Continuing East, a ferry crossing is needed to cross the intercoastal waterway. Ther crossing is free if traveling from west to east. It’s $1 if you are going the other way. The most you would have to wait would be about 20 minutes. If waiting, it’s a good time to keep an eye out for Pinky. An albino dolphin that presents as pink is known to frequent this channel. I never see Pinky, but knowing the story kept me gawking from side to side looking and made for a quick ferry ride.
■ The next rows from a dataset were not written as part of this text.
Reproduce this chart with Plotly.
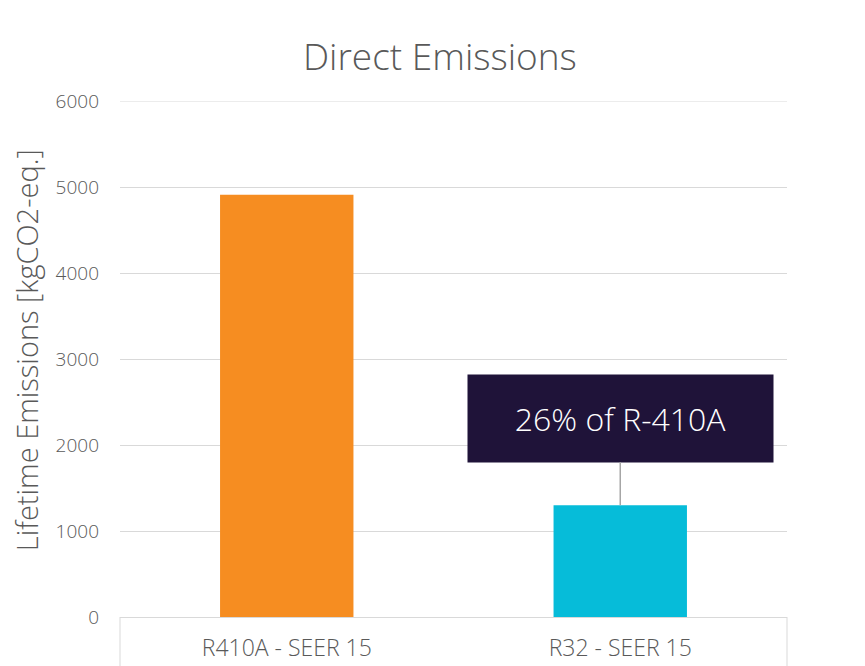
import plotly.graph_objects as go

categories = ["R410A - SEER 15", "R32 - SEER 15"]
values = [4910, 1300]
bar_colors = ["#F68D21", "#06BCD9"]
y_ticks = [0, 1000, 2000, 3000, 4000, 5000, 6000]
title_text = "Direct Emissions"
y_title = "Lifetime Emissions [kgCO2-eq.]"
note_text = "26% of R-410A"

FONT = "Open Sans"
GRAY = "#595959"
GRID = "#D9D9D9"

fig = go.Figure(go.Bar(
    x=categories, y=values, marker=dict(color=bar_colors, line=dict(width=0)),
    width=0.4,
))

fig.update_layout(
    width=857, height=658,
    margin=dict(l=112, r=78, t=93, b=49, autoexpand=False),
    plot_bgcolor="white", paper_bgcolor="white",
    showlegend=False,
    font=dict(family=FONT, color=GRAY, size=18, weight=300),
    title=dict(text=title_text, x=0.504, xanchor="center", y=0.926, yanchor="middle",
               font=dict(family=FONT, size=37, color=GRAY, weight=300)),
    xaxis=dict(showgrid=False, showline=True, linecolor=GRID, linewidth=1, automargin=False,
               ticks="", tickfont=dict(size=23, color=GRAY, weight=300), ticklabelstandoff=10),
    yaxis=dict(range=[0, 6000], tickvals=y_ticks, showgrid=True, gridcolor=GRID, gridwidth=1,
               zeroline=False, showline=False, ticks="", ticklabelstandoff=20, automargin=False,
               tickfont=dict(size=19, color=GRAY, weight=300)),
)

# y-axis title as rotated text
fig.add_annotation(
    xref="paper", yref="paper", x=(26 - 120) / 667, y=0.517, xanchor="center", yanchor="middle",
    text=y_title, textangle=-90, showarrow=False,
    font=dict(family=FONT, size=29, color=GRAY, weight=300),
)

# top gridline at 6000 (range edge)
fig.add_shape(type="line", xref="paper", yref="y", x0=0, x1=1, y0=6000, y1=6000,
              line=dict(color=GRID, width=1), layer="below")

# box-like separators below x-axis
for xp in (0, 1):
    fig.add_shape(type="line", xref="paper", yref="paper", x0=xp, x1=xp, y0=0, y1=-0.2,
                  line=dict(color=GRID, width=1))

fig.add_annotation(
    x=categories[1], y=values[1], text=note_text, showarrow=True, arrowhead=0,
    arrowcolor="#A6A6A6", arrowwidth=1.5, ax=0, ay=-87, standoff=0,
    bgcolor="#1F1339", borderpad=0, width=305, height=87,
    font=dict(family=FONT, size=32, color="white", weight=300),
)

fig.write_html("out.html")
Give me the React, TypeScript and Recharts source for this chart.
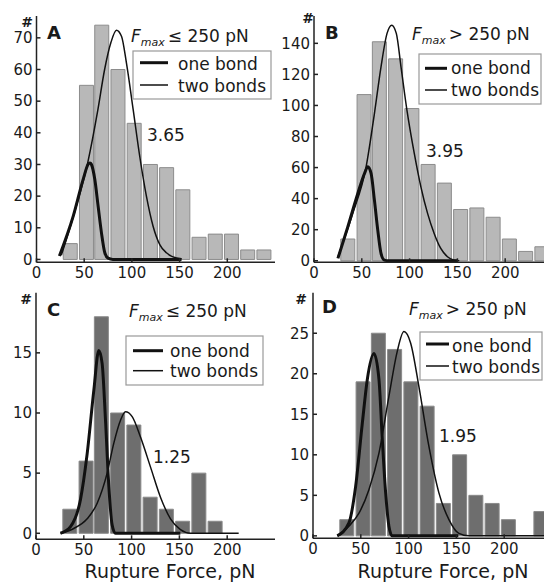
import React from "react"
import { ComposedChart, Bar, Line, XAxis, YAxis } from "recharts"

// histogram bin centres (pN) shared by all panels
const BINS = [35, 52, 68, 85, 102, 119, 136, 153, 170, 187, 204, 221, 238]

const COUNTS_A = [5, 55, 74, 60, 43, 30, 29, 22, 7, 8, 8, 3, 3]
const COUNTS_B = [14, 107, 141, 130, 98, 62, 50, 33, 34, 28, 14, 6, 9]
const COUNTS_C = [2, 6, 18, 10, 9, 3, 2, 1, 5, 1]
const COUNTS_D = [2, 19, 25, 23, 19, 16, 4, 10, 5, 4, 2, 0, 3]

// fitted curves as [force, count]
const ONE_A = [[24, 1.1], [38.5, 13.7], [48.9, 25.3], [54, 30], [56, 30.5], [57.6, 30], [61.1, 25.3], [64.6, 16.8], [68.1, 8.4], [71.6, 2.1], [75, 0.4], [80, 0], [152, 0]]
const TWO_A = [[26, 1.3], [40, 15], [54, 31], [64.4, 47.4], [71.4, 60], [78, 68.5], [83.8, 72.4], [89.1, 70.5], [94.3, 62], [101.3, 47.4], [108.2, 32.6], [115.2, 20], [122.2, 10.5], [129.2, 4.7], [136.2, 2.1], [143.1, 0.8], [152, 0.2]]

const ONE_B = [[25, 1.5], [35.4, 21.9], [45.8, 43.3], [52.8, 56.2], [56.3, 60.5], [59.7, 56.2], [63.2, 39], [66.7, 19.7], [70.1, 4.7], [73.6, 0.4], [78, 0], [150, 0]]
const TWO_B = [[25, 2.6], [40.6, 30.5], [54.5, 60.5], [63.2, 94.8], [70.1, 124.9], [76.4, 146.4], [81.3, 151.7], [86.1, 146.4], [91, 124.9], [97.2, 97], [104.9, 69.1], [111.8, 47.6], [118.8, 30.5], [125.7, 17.6], [132.6, 7.9], [139.6, 2.6], [146.5, 0.4], [152, 0]]

const ONE_C = [[25.6, 0], [36.1, 0.55], [46.5, 2.8], [53.5, 6.6], [60.5, 11.9], [65.7, 15.2], [69.2, 14.1], [72.7, 9.4], [76.2, 3.9], [79.6, 0.7], [83.1, 0], [151, 0]]
const TWO_C = [[25.6, 0], [39.5, 0.4], [53.5, 1.2], [64, 2.5], [74.4, 5], [81.4, 7.5], [88.4, 9.4], [93.6, 10.1], [100.6, 9.7], [109.3, 8], [119.8, 5.5], [130.2, 3], [140.7, 1.2], [151.1, 0.3], [161.6, 0], [212, 0]]

const ONE_D = [[25.4, 0], [37.6, 1.6], [44.6, 6.1], [51.6, 13.9], [56.8, 19.3], [63.8, 22.5], [69, 19.3], [72.5, 11.9], [76, 5.3], [79.4, 1.2], [82.9, 0], [152, 0]]
const TWO_D = [[25.4, 0], [37.6, 1.2], [48.1, 2.8], [58.5, 5.7], [69, 10.2], [79.4, 17.2], [88.2, 22.8], [95.1, 25.2], [102.1, 23.8], [110.8, 18.4], [121.3, 11], [131.7, 5.3], [142.2, 2], [152.6, 0.3], [163, 0], [245, 0]]

const X_TICKS = [0, 50, 100, 150, 200]
const Y_TICKS_A = [0, 10, 20, 30, 40, 50, 60, 70]
const Y_TICKS_B = [0, 20, 40, 60, 80, 100, 120, 140]
const Y_TICKS_C = [0, 5, 10, 15]
const Y_TICKS_D = [0, 5, 10, 15, 20, 25]

const FONT = "DejaVu Sans"
const tickStyle = { fontSize: 15, fill: "#1a1a1a", fontFamily: FONT }
const blank = () => ""

const toPts = (arr: number[][]) => arr.map(([x, y]) => ({ x, y }))

type PanelProps = {
  left: number
  top: number
  height: number
  plotLeft: number
  plotTop: number
  plotRight: number
  plotBottom: number
  yDomain: number[]
  yTicks: number[]
  counts: number[]
  one: number[][]
  two: number[][]
  barFill: string
  barStroke: string
  xTickMargin: number
}

function Panel(p: PanelProps) {
  const width = 300
  const data = p.counts.map((c, i) => ({ x: BINS[i], count: c }))
  const yW = p.plotLeft - p.left
  const mRight = p.left + width - p.plotRight
  const mTop = p.plotTop - p.top
  const xH = p.top + p.height - p.plotBottom
  const frame = { stroke: "#222", strokeWidth: 1.5 }
  return (
    <div style={{ position: "absolute", left: p.left, top: p.top }}>
      <ComposedChart width={width} height={p.height} data={data}
        margin={{ top: mTop, right: mRight, bottom: 0, left: 0 }}>
        <XAxis dataKey="x" type="number" domain={[0, 250]} allowDataOverflow ticks={X_TICKS}
          height={xH} tickSize={-4} tickMargin={p.xTickMargin} tick={tickStyle}
          axisLine={frame} tickLine={frame} interval={0} />
        {/* top frame axis; the fitted curves hang off it so the bars keep their width */}
        <XAxis xAxisId="t" dataKey="x" orientation="top" type="number" domain={[0, 250]} allowDataOverflow
          ticks={X_TICKS} height={0} tickSize={-4} tickFormatter={blank}
          axisLine={frame} tickLine={frame} interval={0} />
        <YAxis type="number" domain={p.yDomain} allowDataOverflow ticks={p.yTicks} width={yW}
          tickSize={-4} tickMargin={8} tick={tickStyle} axisLine={frame} tickLine={frame} interval={0} />
        <YAxis yAxisId="r" orientation="right" type="number" domain={p.yDomain} allowDataOverflow
          ticks={p.yTicks} width={0} tickSize={-4} tickFormatter={blank}
          axisLine={frame} tickLine={frame} interval={0} />
        <Bar dataKey="count" barSize={14} fill={p.barFill} stroke={p.barStroke} strokeWidth={1}
          isAnimationActive={false} />
        <Line xAxisId="t" data={toPts(p.two)} dataKey="y" type="monotone" stroke="#111" strokeWidth={1.5}
          dot={false} isAnimationActive={false} />
        <Line xAxisId="t" data={toPts(p.one)} dataKey="y" type="monotone" stroke="#111" strokeWidth={3}
          dot={false} isAnimationActive={false} />
      </ComposedChart>
    </div>
  )
}

type NoteProps = {
  hashX: number
  hashY: number
  letter: string
  letterX: number
  letterY: number
  fX: number
  fY: number
  op: string
  box: number[]
  lineX: number[]
  lineY: number[]
  textX: number
  textY: number[]
  value: string
  valueX: number
  valueY: number
}

function Notes(n: NoteProps) {
  const [bx, by, bw, bh] = n.box
  return (
    <g fontFamily={FONT} fill="#1a1a1a">
      <text x={n.hashX} y={n.hashY} fontSize={14} fontWeight="bold" textAnchor="middle">#</text>
      <text x={n.letterX} y={n.letterY} fontSize={18} fontWeight="bold">{n.letter}</text>
      <text x={n.fX} y={n.fY} fontSize={17}>
        <tspan fontStyle="italic">F</tspan>
        <tspan fontStyle="italic" fontSize={11} dy={4}>max</tspan>
        <tspan dy={-4} dx={3}>{n.op} 250 pN</tspan>
      </text>
      <rect x={bx} y={by} width={bw} height={bh} fill="#fff" stroke="#999" strokeWidth={1.2} />
      <line x1={n.lineX[0]} x2={n.lineX[1]} y1={n.lineY[0]} y2={n.lineY[0]} stroke="#111" strokeWidth={3} />
      <line x1={n.lineX[0]} x2={n.lineX[1]} y1={n.lineY[1]} y2={n.lineY[1]} stroke="#111" strokeWidth={1.5} />
      <text x={n.textX} y={n.textY[0]} fontSize={17}>one bond</text>
      <text x={n.textX} y={n.textY[1]} fontSize={17}>two bonds</text>
      <text x={n.valueX} y={n.valueY} fontSize={17}>{n.value}</text>
    </g>
  )
}

export default function App() {
  return (
    <div style={{ position: "absolute", left: 0, top: 0, width: 544, height: 582, overflow: "hidden", background: "#fff" }}>
      <Panel left={0} top={0} height={290} plotLeft={36.5} plotTop={16} plotRight={275} plotBottom={262.3}
        yDomain={[-0.9, 76.9]} yTicks={Y_TICKS_A} counts={COUNTS_A} one={ONE_A} two={TWO_A}
        barFill="#b8b8b8" barStroke="#8c8c8c" xTickMargin={9} />
      <Panel left={278} top={0} height={290} plotLeft={314} plotTop={16} plotRight={553} plotBottom={262.3}
        yDomain={[-1, 157.6]} yTicks={Y_TICKS_B} counts={COUNTS_B} one={ONE_B} two={TWO_B}
        barFill="#b8b8b8" barStroke="#8c8c8c" xTickMargin={9} />
      <Panel left={0} top={280} height={302} plotLeft={36} plotTop={292.7} plotRight={275} plotBottom={539.3}
        yDomain={[-0.5, 20]} yTicks={Y_TICKS_C} counts={COUNTS_C} one={ONE_C} two={TWO_C}
        barFill="#6e6e6e" barStroke="#8a8a8a" xTickMargin={9} />
      <Panel left={278} top={280} height={302} plotLeft={313} plotTop={292.7} plotRight={552} plotBottom={538.3}
        yDomain={[-0.3, 30]} yTicks={Y_TICKS_D} counts={COUNTS_D} one={ONE_D} two={TWO_D}
        barFill="#6e6e6e" barStroke="#8a8a8a" xTickMargin={9} />
      <svg width={544} height={582} style={{ position: "absolute", left: 0, top: 0, pointerEvents: "none" }}>
        <Notes hashX={27} hashY={27} letter="A" letterX={47} letterY={39} fX={131} fY={41.7} op="≤"
          box={[133, 51, 138, 48]} lineX={[140, 168]} lineY={[62.7, 85]} textX={178} textY={[70, 92]}
          value="3.65" valueX={147} valueY={141} />
        <Notes hashX={308} hashY={23} letter="B" letterX={325} letterY={39} fX={412} fY={40} op=">"
          box={[419, 54, 122, 50]} lineX={[425, 447]} lineY={[68.3, 90]} textX={451} textY={[74, 96]}
          value="3.95" valueX={426} valueY={157} />
        <Notes hashX={26} hashY={304} letter="C" letterX={47} letterY={316} fX={129} fY={316.7} op="≤"
          box={[126, 336, 137, 49]} lineX={[133, 163]} lineY={[350.7, 370.7]} textX={170} textY={[357, 377]}
          value="1.25" valueX={153} valueY={463} />
        <Notes hashX={301} hashY={304} letter="D" letterX={322} letterY={313} fX={409} fY={315} op=">"
          box={[420, 332, 122, 48]} lineX={[426, 449]} lineY={[344, 366]} textX={452} textY={[352, 373]}
          value="1.95" valueX={439} valueY={442} />
        <g fontFamily={FONT} fontSize={19} fill="#1a1a1a" textAnchor="middle">
          <text x={170} y={577.5}>Rupture Force, pN</text>
          <text x={443} y={577.5}>Rupture Force, pN</text>
        </g>
      </svg>
    </div>
  )
}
Rutherford to Lake Charles
I see the most wildlife of my visits on this stretch of the trail. Primarily on the Pintail Wildlife Trail and boardwalk. The drive part is a 3-mile gravel loop through the Cameron Prarie. The prairie is teaming with birds and other wildlife: turtles, nutria, while the canal lined roads are full of swimming and sunning gators.
The boardwalk, much like the Wetland Walkway, winds through a marsh. Many wading birds are seen and there is always a rustling sound in the grasses. This keeps me on edge after my previous close encounter with momma gator. Gator beds are pretty easy to spot as the grass is matted down. The gators like the shade of the boardwalk and move from underneath it to the grassy beds throughout the day. I startled one and it bolted from its bed to get under the boardwalk with his tail striking the boardwalk piers. It made for a loud and jarring encounter. Although I consider the boardwalks very safe, they are not without a little concern for the squeamish.
If your short on time and can not do the whole route this is the leg to do.
Prior to visiting this Nature Trail, I consider the Florida Everglades the mecca for wildlife tours. This trail may just best that. It is an unassuming destination and well worth visiting.